En medio de la playa había una choza. Palos de madera sujetaban una estructura de hojas de palma cubierta con lienzos de plástico viejo.
Frente a la choza, sentada frente al azul del mar, había una niña. Cantaba una canción y jugaba con la arena. Agarraba puñados entre sus manos y los lanzaba al aire, creando pequeñas nubes fugaces frente a la trayectoria descendente del sol.
La niña estaba allí porque había ido a recibir a su padre y a sus hermanos mayores, todos ellos pescadores y residentes en la choza que apenas se sostenía en pie.
Me llamaron con gestos y, cuando me acerqué, me recibieron con sonrisas. Me invitaron a entrar en su casa. El interior era oscuro. Un plástico negro colocado directamente sobre la arena hacía las veces de suelo. La brisa del mar se colaba por todas partes.
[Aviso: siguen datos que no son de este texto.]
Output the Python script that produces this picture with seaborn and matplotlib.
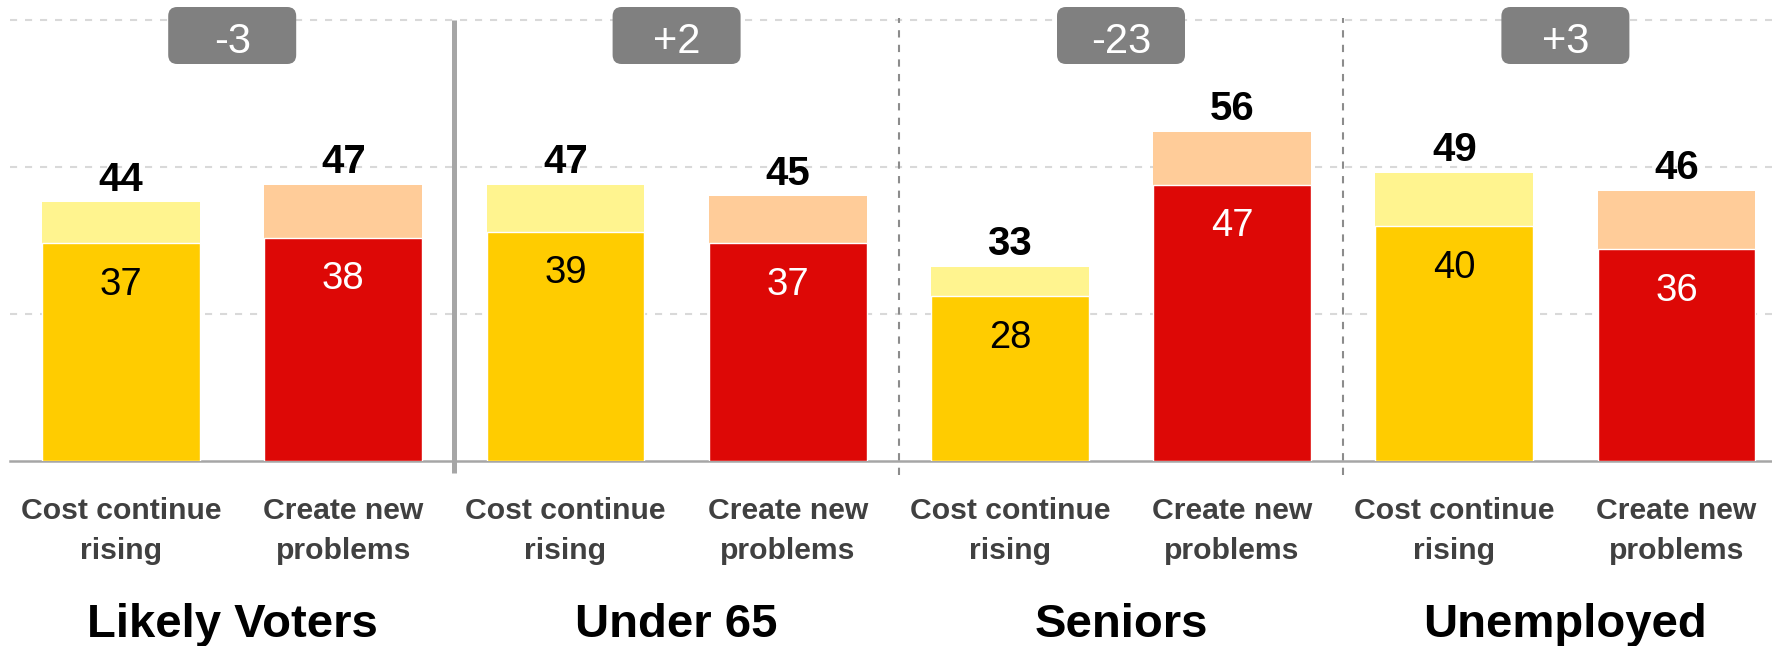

Aún no me había acostumbrado al ambiente de penumbra cuando me di cuenta de que, frente a mí, había un cuenco con arroz.
Rehusé aceptarlo, muy consciente del ambiente de extrema pobreza que lo impregnaba todo. Sin embargo, al final, no me fue posible negarme a aceptar su invitación. Tuve claro que, si lo hacía, la alegría de su hospitalidad daría paso a una gran tristeza.
Comí el arroz. Compartí su alegría. Me contaron que, pese a todo, eran felices y que a veces, cuando la pesca era muy buena, su vida era algo mejor.
Les agradecí su cariño y elogié su hospitalidad. Les deseé mucha suerte en todo.
Antes de dejar el lugar, me senté frente al mar junto a la niña. Le pedí que cantara una vez más su bella canción.
Mientras ella cantaba, yo fui tomando puñados de arena blanca y, como si fueran mariposas mensajeras de una universal felicidad, uno tras otro, los fui lanzando al aire.